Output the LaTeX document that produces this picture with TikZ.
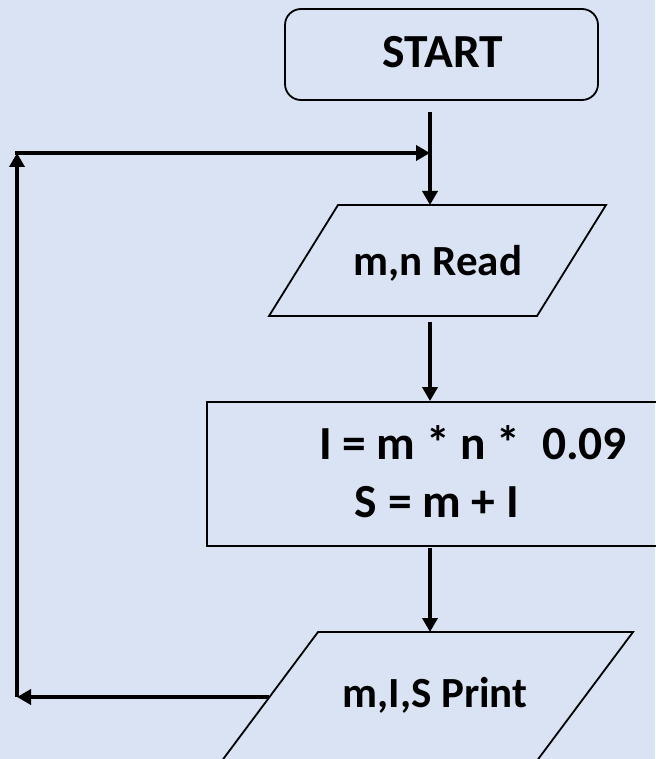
\documentclass[tikz,border=0pt]{standalone}
\usepackage{fontspec}
\setmainfont{Carlito}
\usepackage{tikz}
\usetikzlibrary{arrows.meta, positioning, calc}

\definecolor{bgblue}{HTML}{DAE3F3}

\begin{document}
\begin{tikzpicture}[x=1pt, y=-1pt, >={Triangle[length=14pt, width=15pt]},
    every node/.style={font=\fontsize{43}{50}\selectfont\bfseries},
    bigtext/.style={font=\fontsize{47.5}{55}\selectfont\bfseries},
    shapeline/.style={draw, line width=1.8pt},
    flow/.style={->, line width=4pt}]
    \fill[bgblue] (0,0) rectangle (655,759);
    \useasboundingbox (0,0) rectangle (655,759);

    \node[shapeline, rounded corners=16pt, minimum width=313pt, minimum height=91pt] (startbox) at (441.5,54.5) {};
    \node[bigtext, anchor=base] (start) at (443,68) {START};

    \draw[shapeline] (338,205) -- (606,205) -- (537,316) -- (269,316) -- cycle;
    \node[anchor=base] (read) at (438,275) {m,n Read};

    \node[shapeline, minimum width=520pt, minimum height=144pt] (process) at (467,474) {};
    \node[bigtext, anchor=base] (lineI) at (473,459) {I = m * n *~~0.09};
    \node[bigtext, anchor=base] (lineS) at (437,517) {S = m + I};

    \draw[shapeline] (318,632) -- (633,632) -- (536,762) -- (221,762) -- cycle;
    \node[anchor=base] (print) at (435,707) {m,I,S Print};

    \coordinate (readtop) at (430,205);
    \coordinate (readbot) at (430,316);
    \coordinate (printtop) at (430,632);
    \coordinate (printleft) at (269,697);
    \coordinate (loopin) at (430,153);
    \coordinate (cornerTL) at (17,153);
    \coordinate (cornerBL) at (17,697);

    \draw[flow, shorten <=11pt] (startbox.south -| readtop) -- (readtop);
    \draw[flow, shorten <=6pt] (readbot) -- (readbot |- process.north);
    \draw[flow, shorten <=1pt] (process.south -| printtop) -- (printtop);

    \draw[flow] (printleft) -- (cornerBL);
    \draw[flow] (cornerBL) -- (cornerTL);
    \draw[flow] ([xshift=-2pt]cornerTL) -- (loopin);
\end{tikzpicture}
\end{document}
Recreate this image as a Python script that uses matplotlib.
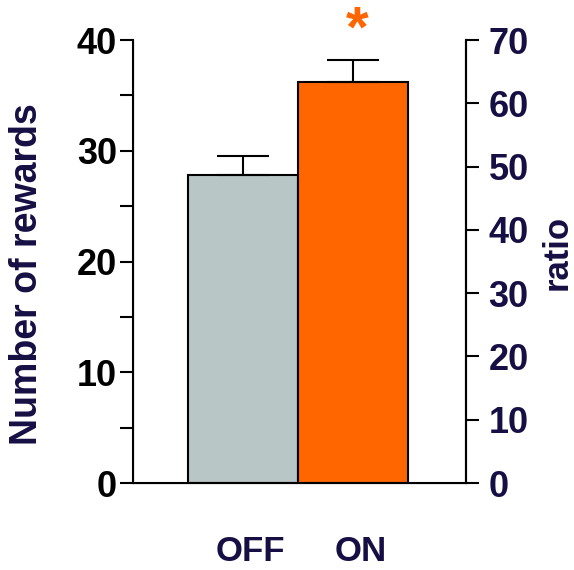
import matplotlib
matplotlib.use("Agg")
import matplotlib.pyplot as plt
import matplotlib.transforms as mtransforms

# data
conditions = ["OFF", "ON"]
rewards = [27.8, 36.2]
rewards_sem = [1.7, 2.0]
bar_colors = ["#b8c6c6", "#ff6600"]
left_ticks = [0, 10, 20, 30, 40]
right_ticks = [0, 10, 20, 30, 40, 50, 60, 70]

navy = "#160f44"
plt.rcParams["font.family"] = ["Liberation Sans", "DejaVu Sans"]
plt.rcParams["font.weight"] = "bold"

fig = plt.figure(figsize=(5.74, 5.70), dpi=100)
ax = fig.add_axes([0.2317, 0.1526, 0.5796, 0.7772])

x = [0, 1]
ax.bar(x, rewards, width=1.0, color=bar_colors, edgecolor="black", linewidth=1.5,
       yerr=[[0, 0], rewards_sem], capsize=19,
       error_kw=dict(elinewidth=1.5, capthick=1.5, ecolor="black"), zorder=2)

ax.set_xlim(-1.0, 2.02)
ax.set_ylim(0, 40)
ax.set_yticks(left_ticks)
ax.set_yticks([5, 15, 25, 35], minor=True)
ax.tick_params(axis="y", which="both", direction="out", length=9.5, width=1.5,
               labelsize=26, pad=2, colors="black")
ax.set_xticks([])
ax.spines["top"].set_visible(False)
for s in ["left", "bottom", "right"]:
    ax.spines[s].set_linewidth(1.5)

# axis titles
ax.text(-0.318, 0.472, "Number of rewards", transform=ax.transAxes, rotation=90,
        ha="center", va="center", fontsize=27, fontweight="bold", color=navy)
ax.text(1.276, 0.521, "ratio", transform=ax.transAxes, rotation=90,
        ha="center", va="center", fontsize=25, fontweight="bold", color=navy)

# category labels under the bars
trans = mtransforms.blended_transform_factory(ax.transData, ax.transAxes)
for xi, name in zip(x, conditions):
    ax.text(xi + 0.07, -0.155, name, transform=trans, ha="center", va="center",
            fontsize=25, fontweight="bold", color=navy)

# significance star
ax.text(1.04, 40.8, "*", ha="center", va="center", fontsize=42, fontweight="bold",
        color="#ff6600", clip_on=False)

ax2 = ax.twinx()
ax2.set_ylim(0, 70)
ax2.set_yticks(right_ticks)
ax2.tick_params(axis="y", direction="out", length=9.5, width=1.5, labelsize=26,
                pad=7, labelcolor=navy, color="black")
ax2.spines["top"].set_visible(False)
ax2.spines["right"].set_linewidth(1.5)

fig.savefig("out.png", dpi=100)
· · · ·
Set task = Make an exact copy of only the lines from the one with "Recreate this image" through the one with "right_ticks = [0, 10, 20, 30, 40, 50, 60, 70]". Pictures don't belong in it.

Response to the task =
Recreate this image as a Python script that uses matplotlib.
import matplotlib
matplotlib.use("Agg")
import matplotlib.pyplot as plt
import matplotlib.transforms as mtransforms

# data
conditions = ["OFF", "ON"]
rewards = [27.8, 36.2]
rewards_sem = [1.7, 2.0]
bar_colors = ["#b8c6c6", "#ff6600"]
left_ticks = [0, 10, 20, 30, 40]
right_ticks = [0, 10, 20, 30, 40, 50, 60, 70]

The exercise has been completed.